We also enjoyed sorpresa, something I’m no stranger to, except for Tomori served it with balsamic glaze, something I’ve not experienced before – and it really worked.

Other dishes on the ‘menu’ that night included pearl barley with tender clams served in one of the most incredible broths I have ever eaten. It was served with a home baked ciabatta, which Chef Tomori encouraged us to mop up the broth with. We also enjoyed a bloody good Wagyu Bavette steak. I’d only ever had wagyu fillet before visiting Tokyo, but as Bavette is from the underside of the cow, it is less tender but packed full of flavour. The Wagyu version was like my usual favourite, but on flavour steroids. An Italian meal wouldn’t be complete without homemade pasta, which was served with a rich tomato sauce and a gooey blob of burrata.

I can’t write this without mentioning the bottle of wine that we ordered. Both me and love a bottle of red wine with dinner and had heard that wine is a lot more expensive than other alcoholic drinks in Tokyo. Beware reader, it really is not cheap to drink wine in Tokyo. The plus side however, is that any you do drink is likely to be the best of the best. We chose the most expensive (of course), which cost around £150 for the bottle. Believe me, though, if you ever get the chance to taste this, you’ll understand why we think it’s up there with the best £150 spent on our whole trip to Tokyo. Well, what was it? It’s called Ghost Block and is the most delectable and drinkable Cabernet Sauvignon, haling from Napa Valley in California. The worst thing about having tasted this, though? I can’t find where to buy it in the UK – and I’m truly devastated.
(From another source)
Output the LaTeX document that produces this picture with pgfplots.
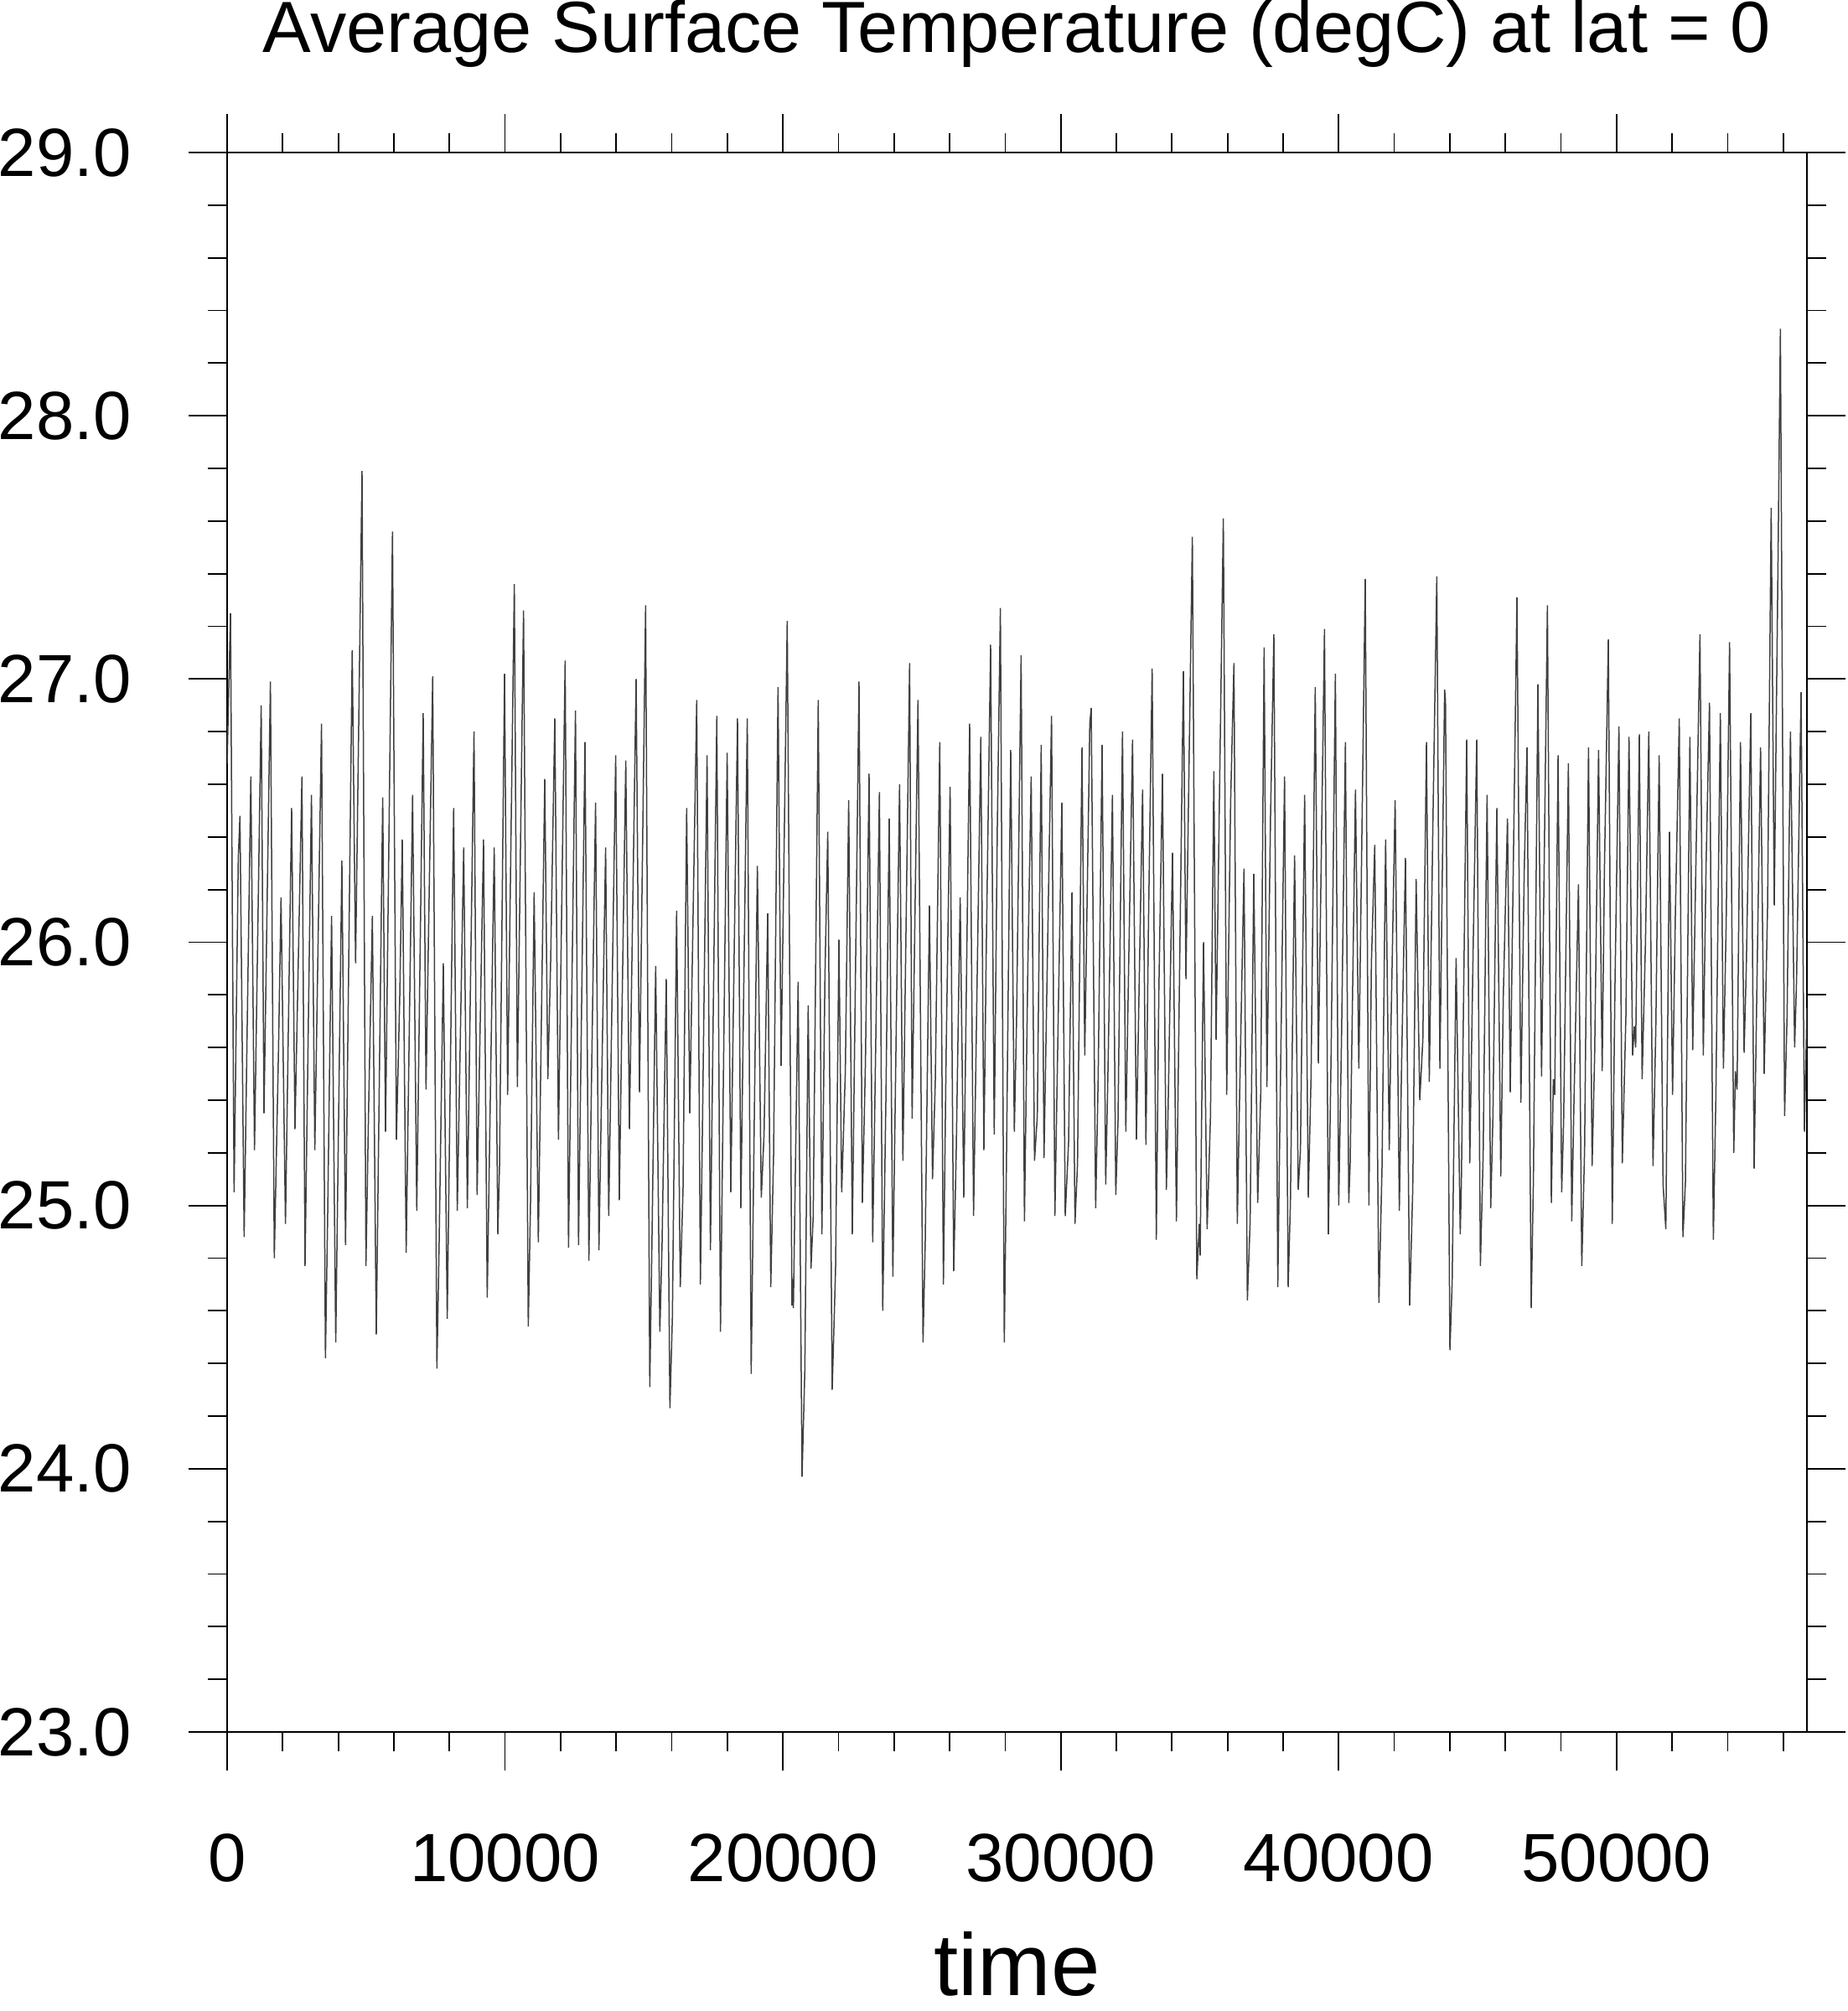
\documentclass[border=0pt]{standalone}
\usepackage{fontspec}
\setmainfont{Liberation Sans}
\usepackage{pgfplots}
\pgfplotsset{compat=1.18}
\usepackage{pgfplotstable}
\pgfplotstableread{
t v
0 26.68
121 27.25
251 25.05
402 26.32
462 26.48
613 24.88
854 26.63
985 25.21
1226 26.90
1327 25.35
1558 26.99
1698 24.80
1849 25.59
1940 26.17
2100 24.93
2321 26.51
2442 25.29
2693 26.63
2804 24.77
3035 26.56
3156 25.21
3397 26.83
3538 24.42
3618 24.96
3759 26.10
3909 24.48
4130 26.31
4261 24.85
4502 27.11
4623 25.92
4855 27.79
4996 24.77
5087 25.34
5227 26.10
5368 24.51
5599 26.55
5700 25.28
5951 27.56
6092 25.25
6212 25.79
6303 26.39
6443 24.82
6674 26.56
6825 24.98
7056 26.87
7157 25.44
7398 27.01
7549 24.38
7629 24.85
7780 25.92
7921 24.57
8152 26.51
8282 24.98
8514 26.36
8644 24.99
8885 26.80
8996 25.04
9227 26.39
9360 24.65
9611 26.36
9742 24.89
9802 25.15
9983 27.02
10094 25.42
10335 27.36
10445 25.45
10667 27.26
10837 24.54
10918 25.01
11048 26.19
11199 24.86
11430 26.62
11541 25.48
11641 25.92
11792 26.85
11923 25.25
12164 27.07
12285 24.84
12536 26.88
12646 24.85
12878 26.76
13018 24.79
13259 26.53
13380 24.83
13621 26.36
13732 24.96
13983 26.71
14114 25.02
14195 25.63
14346 26.69
14477 25.29
14718 27.00
14839 25.43
15060 27.28
15210 24.31
15301 24.96
15422 25.91
15572 24.52
15653 24.86
15803 25.86
15934 24.23
16024 24.58
16175 26.12
16306 24.69
16406 25.06
16537 26.51
16648 25.35
16899 26.92
17030 24.70
17110 25.34
17271 26.71
17391 24.83
17622 26.86
17753 24.52
17994 26.72
18125 25.05
18366 26.85
18487 24.99
18718 26.85
18859 24.36
19081 26.29
19222 25.03
19322 25.27
19453 26.11
19563 24.69
19664 25.19
19825 26.97
19935 25.53
20156 27.22
20327 24.62
20357 24.72
20377 24.61
20548 25.85
20689 23.97
20790 24.38
20910 25.76
21011 24.76
21091 24.96
21272 26.92
21403 24.89
21513 25.87
21614 26.42
21774 24.30
21895 24.76
22016 26.01
22116 25.05
22247 25.51
22367 26.54
22498 24.89
22739 26.99
22860 25.01
22970 25.54
23101 26.64
23232 24.86
23322 25.48
23473 26.57
23593 24.60
23705 25.39
23826 26.47
23957 24.73
24198 26.60
24318 25.17
24560 27.06
24650 25.33
24861 26.92
25042 24.48
25122 24.86
25273 26.14
25384 25.10
25484 25.47
25645 26.76
25776 24.70
25876 25.59
26017 26.59
26147 24.75
26238 25.21
26379 26.17
26509 25.03
26720 26.83
26861 24.96
27122 26.78
27233 25.21
27313 25.93
27474 27.13
27605 25.27
27715 26.43
27826 27.27
27967 24.48
28037 25.09
28198 26.73
28328 25.28
28409 25.71
28572 27.09
28692 24.94
28813 25.90
28934 26.63
29054 25.17
29155 25.34
29295 26.75
29396 25.18
29547 26.12
29667 26.86
29788 24.96
29868 25.47
30039 26.53
30160 24.96
30280 25.24
30401 26.19
30511 24.93
30602 25.16
30763 26.74
30863 25.57
31044 26.83
31094 26.89
31255 24.99
31346 25.49
31486 26.75
31617 25.08
31707 25.56
31858 26.56
31979 25.04
32059 25.32
32220 26.80
32340 25.28
32582 26.77
32722 25.25
32944 26.58
33064 25.23
33155 26.07
33287 27.04
33437 24.87
33528 25.81
33658 26.64
33799 25.06
33859 25.35
34020 26.34
34161 24.94
34412 27.03
34503 25.86
34734 27.54
34895 24.72
34985 24.93
35015 24.81
35136 26.00
35266 24.91
35387 25.34
35508 26.65
35588 25.63
35849 27.61
35970 25.42
36111 26.53
36231 27.06
36352 24.93
36432 25.40
36593 26.28
36714 24.64
36814 24.94
36945 26.26
37085 25.01
37196 25.43
37317 27.12
37417 25.45
37548 26.48
37668 27.17
37809 24.69
37879 25.27
38052 26.63
38182 24.69
38263 25.01
38413 26.33
38544 25.06
38624 25.21
38775 26.56
38906 25.03
39006 25.49
39157 26.97
39268 25.54
39418 26.65
39489 27.19
39629 24.89
39730 25.59
39881 27.02
40001 25.00
40102 25.63
40242 26.76
40363 25.01
40413 25.16
40604 26.58
40725 25.52
40956 27.38
41087 25.00
41177 25.92
41298 26.37
41448 24.63
41559 25.14
41690 26.39
41820 25.21
41881 25.67
42031 26.54
42182 24.98
42263 25.53
42403 26.32
42554 24.62
42665 25.06
42787 26.24
42918 25.40
43029 25.63
43159 26.76
43260 25.47
43390 26.45
43531 27.39
43642 25.52
43812 26.96
43843 26.92
44003 24.45
44084 24.71
44225 25.94
44375 24.89
44415 25.09
44606 26.77
44717 25.16
44838 25.97
44968 26.77
45099 24.77
45199 25.19
45340 26.56
45471 24.99
45551 25.34
45692 26.51
45833 25.11
45923 25.79
46074 26.47
46174 25.43
46415 27.31
46556 25.39
46677 26.27
46777 26.74
46928 24.61
47008 25.10
47169 26.98
47300 25.49
47511 27.28
47653 25.01
47723 25.48
47774 25.42
47894 26.71
48025 25.05
48095 25.32
48266 26.68
48387 24.94
48457 25.34
48628 26.22
48748 24.77
48849 25.21
48990 26.74
49120 25.15
49211 25.57
49352 26.73
49482 25.51
49562 26.27
49703 27.15
49844 24.93
49944 25.85
50085 26.82
50206 25.16
50336 25.72
50447 26.78
50577 25.57
50638 25.68
50688 25.60
50819 26.79
50919 25.48
51040 26.00
51160 26.80
51311 25.15
51412 25.67
51532 26.71
51673 25.08
51773 24.91
51904 26.42
52015 25.42
52115 26.10
52256 26.85
52388 24.88
52478 25.09
52639 26.78
52740 25.59
52840 26.21
53001 27.17
53121 25.57
53222 26.30
53343 26.91
53483 24.87
53574 25.42
53734 26.87
53845 25.52
53945 26.08
54066 27.14
54217 25.20
54277 25.51
54337 25.44
54458 26.76
54589 25.58
54669 25.91
54830 26.87
54950 25.14
55051 25.84
55182 26.74
55312 25.50
55433 26.13
55564 27.65
55674 26.14
55815 27.50
55895 28.33
56046 25.34
56136 25.72
56257 26.80
56408 25.60
56478 25.86
56639 26.95
56760 25.28
56850 25.75
}\tsdata

\begin{document}
\begin{tikzpicture}
\begin{axis}[
  name=ax, anchor=south west, at={(0pt,0pt)},
  scale only axis, width=377pt, height=377pt,
  xmin=0, xmax=56850, ymin=23, ymax=29,
  xtick={0,10000,20000,30000,40000,50000},
  ytick={23,24,25,26,27,28,29},
  minor xtick={2000,4000,6000,8000,12000,14000,16000,18000,22000,24000,26000,28000,32000,34000,36000,38000,42000,44000,46000,48000,52000,54000,56000},
  minor ytick={23.2,23.4,23.6,23.8,24.2,24.4,24.6,24.8,25.2,25.4,25.6,25.8,26.2,26.4,26.6,26.8,27.2,27.4,27.6,27.8,28.2,28.4,28.6,28.8},
  tick align=outside, tick pos=both,
  major tick length=9.2pt, minor tick length=4.6pt,
  every tick/.style={black, line width=0.35pt},
  axis line style={black, line width=0.45pt},
  scaled x ticks=false, scaled y ticks=false,
  /pgf/number format/assume math mode=true,
  xticklabel style={/pgf/number format/.cd, set thousands separator={}, fixed, precision=0, /tikz/.cd,
    font=\fontsize{16.3}{18}\selectfont, anchor=north, inner sep=0pt, yshift=-15pt},
  yticklabel style={/pgf/number format/.cd, fixed, fixed zerofill, precision=1, /tikz/.cd,
    font=\fontsize{16.3}{18}\selectfont, anchor=east, inner sep=0pt, xshift=-13.5pt},
  xlabel={time},
  xlabel style={font=\fontsize{21}{24}\selectfont, at={(axis description cs:0.5,0)}, anchor=base, inner sep=0pt, yshift=-62.8pt},
  title={Average Surface Temperature (degC) at lat = 0},
  title style={font=\fontsize{17.3}{20}\selectfont, at={(axis description cs:0.5,1)}, anchor=base, inner sep=0pt, yshift=18pt},
  axis background/.style={fill=white},
]
\addplot[black!75, line width=0.3pt, no markers] table[x=t, y=v] {\tsdata};
\end{axis}
\pgfresetboundingbox
\useasboundingbox (-54.2pt,-66.6pt) rectangle (386.8pt,413.4pt);
\end{tikzpicture}
\end{document}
You might be wondering why there is a distinct lack of photos accompanying this blog post. That’s because the restaurant site we booked through cited that no photos were allowed. It wasn’t until near the end of the meal (a couple of glasses of wine down), that I plucked up the courage to ask if it was ok to snap away. And of course… it was. Although I felt a little foolish for asking right at the end, it turned out that it didn’t matter anyway – the restaurant was so cosy that any photos that we did take turned out to be unusable.

No worries, though. I’ll leave it to your imagination. If you’re planning a trip to Tokyo, like Italian food and enjoy unique flavour combinations, I urge you to book a spot at the bar at Cignale Enoteca. You won’t regret it.